--- start of Records shown ---

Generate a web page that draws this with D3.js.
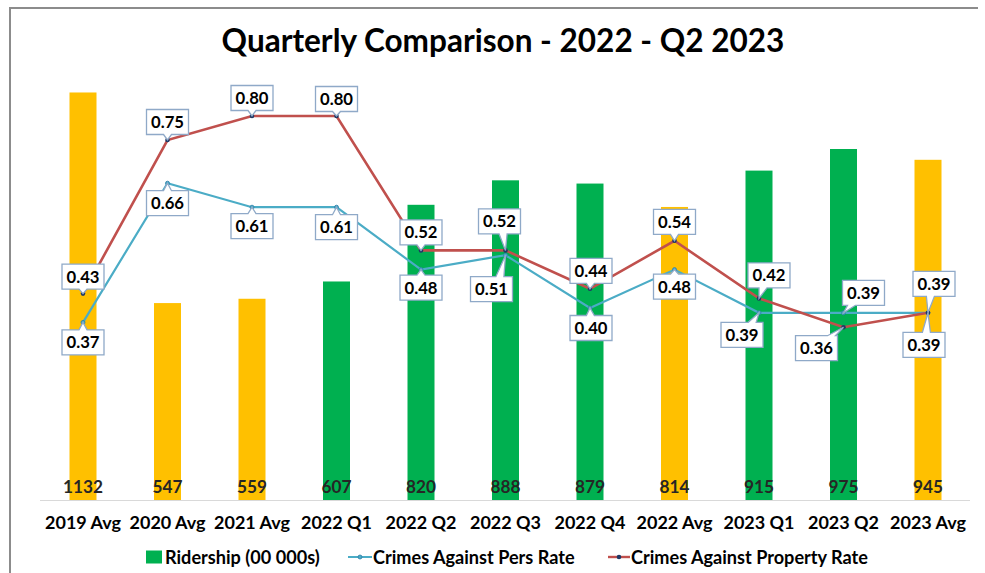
<!DOCTYPE html>
<html>
<head>
<meta charset="utf-8">
<script src="https://cdn.jsdelivr.net/npm/d3@7"></script>
<style>
  body { margin: 0; background: #fff; }
  text { font-family: Lato, "Open Sans", sans-serif; font-weight: 700; }
</style>
</head>
<body>
<svg id="chart" width="985" height="573"></svg>
<script>
// data
const categories = ["2019 Avg", "2020 Avg", "2021 Avg", "2022 Q1", "2022 Q2", "2022 Q3",
                    "2022 Q4", "2022 Avg", "2023 Q1", "2023 Q2", "2023 Avg"];
const ridership = [1132, 547, 559, 607, 820, 888, 879, 814, 915, 975, 945];
const persRate = [0.37, 0.66, 0.61, 0.61, 0.48, 0.51, 0.40, 0.48, 0.39, 0.39, 0.39];
const propertyRate = [0.43, 0.75, 0.80, 0.80, 0.52, 0.52, 0.44, 0.54, 0.42, 0.36, 0.39];
const seriesNames = ["Ridership (00 000s)", "Crimes Against Pers Rate", "Crimes Against Property Rate"];

// where each callout box sits relative to its point (layout only)
const propLabelShift = [[0,-17],[0,-18],[0,-18],[0,-17],[0,-18],[-6,-29],[1,-18],[0,-19],[10,-23],[-27,21],[6,-29]];
const persLabelShift = [[0,20],[0,20],[0,19],[0,20],[0,18],[-14,34],[1,20],[0,17],[-17,22],[20,-20],[-4,32]];

const svg = d3.select("#chart");
const W = 985, H = 573;
const plotTop = 68, plotBottom = 500;

const x = d3.scaleBand().domain(categories).range([40.75, 970.25]).padding(0);
const cx = d => x(d) + x.bandwidth() / 2;
const barW = 27;
const yBar = d3.scaleLinear().domain([0, 1200]).range([plotBottom, plotTop]);
const yRate = d3.scaleLinear().domain([0, 0.9]).range([plotBottom, plotTop]);

const yellow = "#FFC000", green = "#00B050";
const teal = "#4BACC6", red = "#C0504D";

// measure a string so the fallback font can be sized to the reference widths
function fit(str, target, base) {
  const t = svg.append("text").attr("font-size", base).text(str);
  const len = t.node().getComputedTextLength();
  t.remove();
  return base * target / len;
}

// frame
svg.append("path")
  .attr("d", `M10,${H} V8 H978`)
  .attr("fill", "none").attr("stroke", "#8c8c8c").attr("stroke-width", 2);

// title
svg.append("text")
  .attr("x", 503).attr("y", 52)
  .attr("text-anchor", "middle")
  .attr("font-size", fit("Quarterly Comparison - 2022 - Q2 2023", 563, 30))
  .attr("fill", "#000")
  .text("Quarterly Comparison - 2022 - Q2 2023");

// bars
svg.append("g").selectAll("rect")
  .data(categories)
  .join("rect")
  .attr("x", d => cx(d) - barW / 2)
  .attr("width", barW)
  .attr("y", (d, i) => yBar(ridership[i]))
  .attr("height", (d, i) => plotBottom - yBar(ridership[i]))
  .attr("fill", d => d.endsWith("Avg") ? yellow : green);

// baseline
svg.append("line")
  .attr("x1", 40).attr("x2", 970).attr("y1", plotBottom + 0.5).attr("y2", plotBottom + 0.5)
  .attr("stroke", "#d9d9d9").attr("stroke-width", 1);

// bar value labels
const valSize = fit("1132", 40, 14);
svg.append("g").selectAll("text")
  .data(categories)
  .join("text")
  .attr("x", d => cx(d)).attr("y", 493)
  .attr("text-anchor", "middle")
  .attr("font-size", valSize)
  .attr("fill", "#262626")
  .text((d, i) => ridership[i]);

// x axis
const xAxis = svg.append("g")
  .attr("transform", `translate(0,${plotBottom})`)
  .call(d3.axisBottom(x).tickSize(0).tickPadding(16));
xAxis.select(".domain").remove();
xAxis.selectAll("text")
  .attr("font-size", fit("2019 Avg", 76, 14))
  .attr("fill", "#000")
  .style("font-family", 'Lato, "Open Sans", sans-serif')
  .style("font-weight", 700);

// lines
const lineGen = arr => d3.line()
  .x(d => cx(d))
  .y((d, i) => yRate(arr[i]))(categories);

svg.append("path").attr("d", lineGen(persRate))
  .attr("fill", "none").attr("stroke", teal).attr("stroke-width", 2.2);
svg.append("path").attr("d", lineGen(propertyRate))
  .attr("fill", "none").attr("stroke", red).attr("stroke-width", 2.6);

svg.append("g").selectAll("circle")
  .data(categories).join("circle")
  .attr("cx", d => cx(d)).attr("cy", (d, i) => yRate(persRate[i]))
  .attr("r", 2).attr("fill", teal).attr("stroke", "#2f7fa8").attr("stroke-width", 0.8);
svg.append("g").selectAll("circle")
  .data(categories).join("circle")
  .attr("cx", d => cx(d)).attr("cy", (d, i) => yRate(propertyRate[i]))
  .attr("r", 2.3).attr("fill", "#203864");

// callouts
function calloutPath(bx, by, w, h, px, py) {
  const x0 = bx - w / 2, x1 = bx + w / 2, y0 = by - h / 2, y1 = by + h / 2;
  const tw = 4;
  const clamp = (v, a, b) => Math.max(a, Math.min(b, v));
  if (py > y1) {
    const c = clamp(bx + (px - bx) * 0.6, x0 + 6, x1 - 6);
    return `M${x0},${y0}H${x1}V${y1}H${c + tw}L${px},${py}L${c - tw},${y1}H${x0}Z`;
  }
  if (py < y0) {
    const c = clamp(bx + (px - bx) * 0.6, x0 + 6, x1 - 6);
    return `M${x0},${y0}H${c - tw}L${px},${py}L${c + tw},${y0}H${x1}V${y1}H${x0}Z`;
  }
  const c = clamp(py, y0 + 6, y1 - 6);
  if (px > x1) return `M${x0},${y0}H${x1}V${c - tw}L${px},${py}L${x1},${c + tw}V${y1}H${x0}Z`;
  return `M${x0},${y0}H${x1}V${y1}H${x0}V${c + tw}L${px},${py}L${x0},${c - tw}Z`;
}

const labelSize = fit("0.43", 33, 15);
function drawCallouts(values, shifts) {
  const g = svg.append("g");
  categories.forEach((c, i) => {
    const px = cx(c), py = yRate(values[i]);
    const bx = px + shifts[i][0], by = py + shifts[i][1];
    const bw = 42, bh = 25;
    g.append("path")
      .attr("d", calloutPath(bx, by, bw, bh, px, py))
      .attr("fill", "#fff").attr("stroke", "#8fa9c8").attr("stroke-width", 1.3);
    g.append("text")
      .attr("x", bx).attr("y", by)
      .attr("dy", "0.36em")
      .attr("text-anchor", "middle")
      .attr("font-size", labelSize)
      .attr("fill", "#000")
      .text(values[i].toFixed(2));
  });
}
drawCallouts(persRate, persLabelShift);
drawCallouts(propertyRate, propLabelShift);

// legend
const legSize = fit(seriesNames[2], 237, 15);
const leg = svg.append("g").attr("transform", "translate(0,557)");
leg.append("rect").attr("x", 146).attr("y", -6.5).attr("width", 16).attr("height", 13).attr("fill", green);
leg.append("text").attr("x", 165).attr("dy", "0.36em").attr("font-size", legSize).text(seriesNames[0]);

leg.append("line").attr("x1", 348).attr("x2", 372).attr("stroke", teal).attr("stroke-width", 2);
leg.append("circle").attr("cx", 360).attr("r", 2).attr("fill", teal).attr("stroke", "#2f7fa8").attr("stroke-width", 0.8);
leg.append("text").attr("x", 373).attr("dy", "0.36em").attr("font-size", legSize).text(seriesNames[1]);

leg.append("line").attr("x1", 608).attr("x2", 630).attr("stroke", red).attr("stroke-width", 2.4);
leg.append("circle").attr("cx", 619).attr("r", 2.3).attr("fill", "#203864");
leg.append("text").attr("x", 631).attr("dy", "0.36em").attr("font-size", legSize).text(seriesNames[2]);
</script>
</body>
</html>
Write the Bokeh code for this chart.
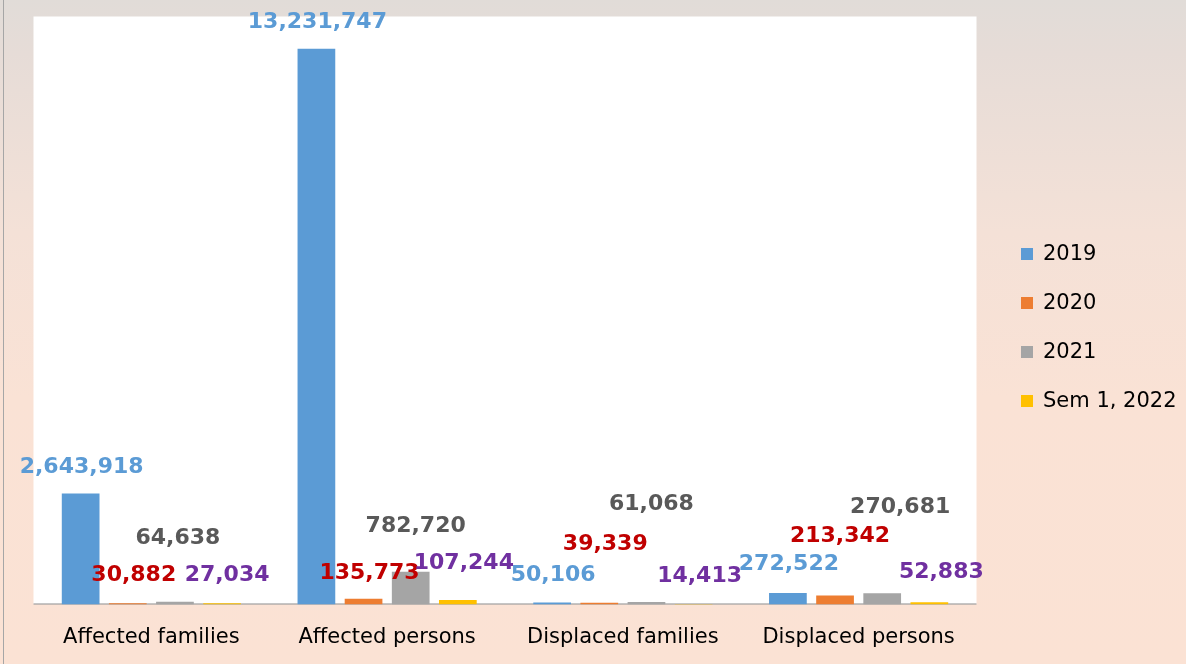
import numpy as np
from bokeh.plotting import figure
from bokeh.models import (ColumnDataSource, Range1d, Legend, LegendItem, LabelSet,
                          BoxAnnotation, FixedTicker)
from bokeh.core.properties import value
from bokeh.embed import file_html
from bokeh.resources import INLINE

categories = ["Affected families", "Affected persons", "Displaced families", "Displaced persons"]
series = ["2019", "2020", "2021", "Sem 1, 2022"]
v2019 = [2643918, 13231747, 50106, 272522]
v2020 = [30882, 135773, 39339, 213342]
v2021 = [64638, 782720, 61068, 270681]
v2022 = [27034, 107244, 14413, 52883]
values = [v2019, v2020, v2021, v2022]
y_max = 14000000

# styles
bar_colors = ["#5b9bd5", "#ed7d31", "#a5a5a5", "#ffc000"]
label_colors = ["#5b9bd5", "#c00000", "#595959", "#7030a0"]
dodges = [-0.3, -0.1, 0.1, 0.3]
label_dx = [[1, 1, 1, 1], [6, 6, 6, 5], [3, 5, 5, 18], [5, 6, 6, 12]]
label_up = [[28, 29, 29, 31], [30, 28, 61, 62], [66, 48, 100, 88], [30, 39, 30, 32]]

FONT = "DejaVu Sans"
W, H = 1186, 664
PLOT_L, PLOT_R, PLOT_T, PLOT_B = 33, 976, 16, 604
unit = (PLOT_R - PLOT_L) / len(categories)

centers = np.arange(len(categories)) + 0.5

# frame covers the whole page above the axis; the white plot area is a box in it
p = figure(width=W, height=H,
           x_range=Range1d(-PLOT_L / unit, (W - PLOT_L) / unit),
           y_range=Range1d(0, y_max * PLOT_B / (PLOT_B - PLOT_T)),
           output_backend="svg", toolbar_location=None,
           min_border_left=0, min_border_right=0, min_border_top=0,
           min_border_bottom=H - PLOT_B)
p.border_fill_color = None
p.background_fill_color = None
p.outline_line_color = None
p.yaxis.visible = False
p.xgrid.grid_line_color = None
p.ygrid.grid_line_color = None

p.add_layout(BoxAnnotation(left=0, right=len(categories), bottom=0, top=y_max,
                           fill_color="white", fill_alpha=1, line_color=None,
                           level="underlay"))

p.xaxis.ticker = FixedTicker(ticks=list(centers))
p.xaxis.major_label_overrides = {float(c): n for c, n in zip(centers, categories)}
p.xaxis.axis_line_color = None
p.xaxis.major_tick_line_color = None
p.xaxis.minor_tick_line_color = None
p.xaxis.major_label_text_font = FONT
p.xaxis.major_label_text_font_size = "21px"
p.xaxis.major_label_text_color = "black"
p.xaxis.major_label_standoff = 13

# baseline
p.segment(x0=[0], x1=[len(categories)], y0=[0], y1=[0], line_color="#8c8c8c", line_width=2)

items = []
for i, s in enumerate(series):
    src = ColumnDataSource(dict(
        x=centers + dodges[i],
        val=values[i],
        txt=[f"{v:,}" for v in values[i]],
        dx=label_dx[i],
        dy=label_up[i],
    ))
    r = p.vbar(x="x", top="val", bottom=0, width=0.16, source=src,
               fill_color=bar_colors[i], line_color=None)
    labels = LabelSet(x="x", y="val", text="txt", x_offset="dx", y_offset="dy", source=src,
                      text_font=value(FONT), text_font_style="bold", text_font_size="22px",
                      text_color=label_colors[i], text_align="center",
                      text_baseline="middle")
    p.add_layout(labels)
    items.append(LegendItem(label=s, renderers=[r]))

legend = Legend(items=items, location=(1019, 192), orientation="vertical",
                glyph_width=15, glyph_height=15, label_standoff=9,
                label_text_font=FONT, label_text_font_size="21px",
                label_text_color="black", spacing=25, padding=0, margin=0,
                border_line_color=None, background_fill_alpha=0)
p.add_layout(legend)

html = file_html(p, INLINE)
css = ("<style>html{min-height:100%;background:linear-gradient(to bottom,"
       "#e1dcd8 0%,#e6dcd7 8%,#f4e1d7 35%,#fae2d5 60%,#fbe2d4 100%);}"
       "body{background:transparent;}"
       "body::before{content:'';position:fixed;left:3px;top:0;bottom:0;width:1px;background:#a6a6a6;}"
       "</style>")
html = html.replace("</head>", css + "</head>", 1)
open("out.html", "w").write(html)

--- end of Records shown ---

Using the entries above, extract exactly the lines from the one that contains "Write the Bokeh code for this chart." through the one that contains "39, 30, 32]]". Do not carry over any pictures.

• [Answer in full]
Write the Bokeh code for this chart.
import numpy as np
from bokeh.plotting import figure
from bokeh.models import (ColumnDataSource, Range1d, Legend, LegendItem, LabelSet,
                          BoxAnnotation, FixedTicker)
from bokeh.core.properties import value
from bokeh.embed import file_html
from bokeh.resources import INLINE

categories = ["Affected families", "Affected persons", "Displaced families", "Displaced persons"]
series = ["2019", "2020", "2021", "Sem 1, 2022"]
v2019 = [2643918, 13231747, 50106, 272522]
v2020 = [30882, 135773, 39339, 213342]
v2021 = [64638, 782720, 61068, 270681]
v2022 = [27034, 107244, 14413, 52883]
values = [v2019, v2020, v2021, v2022]
y_max = 14000000

# styles
bar_colors = ["#5b9bd5", "#ed7d31", "#a5a5a5", "#ffc000"]
label_colors = ["#5b9bd5", "#c00000", "#595959", "#7030a0"]
dodges = [-0.3, -0.1, 0.1, 0.3]
label_dx = [[1, 1, 1, 1], [6, 6, 6, 5], [3, 5, 5, 18], [5, 6, 6, 12]]
label_up = [[28, 29, 29, 31], [30, 28, 61, 62], [66, 48, 100, 88], [30, 39, 30, 32]]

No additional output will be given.